Starting with the good news, the economy continues to add jobs at a healthy pace.  Today we learned 431,000 jobs were added in March which brought the unemployment rate down from 3.8% to 3.6%.  At its low, we saw the unemployment rate hit 3.5% in February 2020 which had been on the decline since October 2009.  Despite concerns about inflation and the Russia-Ukraine war, American companies are still hiring at full throttle, while more people are returning to the labor force.  It seems the “great resignation” may be coming to an end.  However, to underline how big the shortfall is, the current job openings topped 11.266 million in February which is roughly 1.7 jobs for every unemployed person.  Let’s hope people continue to return to work.

In economic news, the yield curve between the 2-year and 10-year Treasury notes inverted this week.  Inversion describes a situation where the longer-duration bond has a lower yield than the shorter-duration one.  This represents the opposite of what occurs naturally when investors ask for additional return when locking up their cash for a longer period.  Historical precedent indicates that persistent inversions have been associated with eventual economic downturn.  This situation took place in 2006-2007, when inversion presaged the financial crisis of 2008-2009.  The circumstances also took place in 2000, pointing the way to the 2001-2003 tech bubble meltdown.  Historically, a recession has not happened without an inversion first, however the timing could take up to two years.  While this is something worth watching, it is just one of many indicators we continue to follow.

Also, this week President Biden unveiled a new billionaire and corporate minimum tax rate.  On Monday, he laid out a $5.9T budget plan for the fiscal year, including a 20% minimum tax rate on households worth more than $100M, or the top 0.01% of Americans.  The corporate tax rate will increase from the current 21% to 28%. In 2020, there were fifty Fortune 500 companies that made profits over $50B, but didn’t pay anything in federal taxes.  Most controversially, the new proposal would expand the tax code’s definition of “income” by taxing unrealized capital gains.  While this is the latest in a long line of tax and spend proposals, it is unlikely to pass in its current form.  And if history is any indication, the can will be kicked down the road in perpetuity.

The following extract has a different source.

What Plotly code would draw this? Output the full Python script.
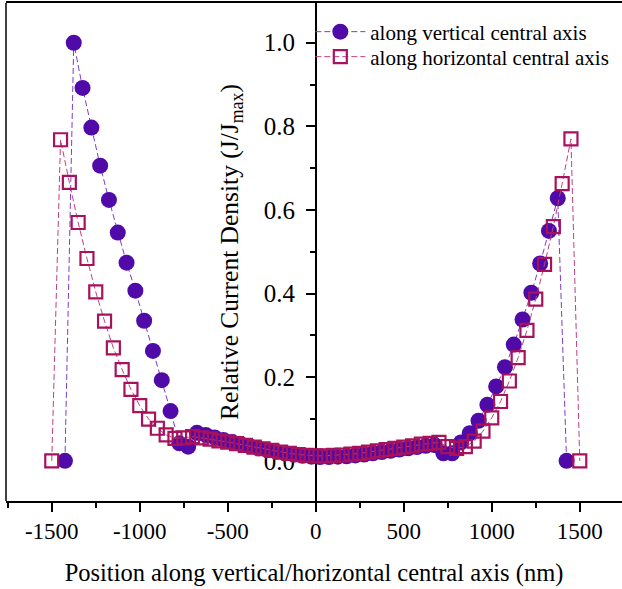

In company news, Carl Icahn is at it again.  After having attacked McDonalds over its treatment of pigs, he is now going after Kroger.  It seems he has a real soft spot for pigs.  Don’t anyone tell him where bacon comes from.  It was announced this week that the CEO of Intel earned $178.6 million in 2021 drawing the ire of both Wall Street and perhaps some of its employees.  While I thought compensation had been tied to performance in recent years, it is worth noting the stock was up 6% in 2021 versus the S&P 500 which rose 28.7% and the technology sector which gained 35.4%.  Makes one scratch one’s head.  And lastly, if you are a fan of Chipotle and its food, hold onto your wallet as the company announced it is raising prices again.  It seems food inflation knows no bounds.

In closing, I’d be remiss if I didn’t mention that today is April Fool’s day.  Some companies have outdone themselves this year with innovative products which we didn’t know we needed in our lives.  For example, the toy company Little Tikes has introduced My First Cubicle for children.  For the aspirational child (or parent) you too can set your child up for days of meetings and conference calls.  If that’s not to your liking, how about the mash up between Hellman’s mayonnaise and Butterfinger?  Honestly, this sounds more like a cry for help.  Better yet is the 3D printer company that has innovated a new printer.  In simplifying, it has undertaken to remove a dimension, creating the first 2D printer.  And last but not least, Aldi’s (the supermarket chain) has put out a dating app called Findr, which lets you swipe right on products in the grocery store and find your match via who likes the same foods as you.  This last one might not be the worst idea.  Now you know.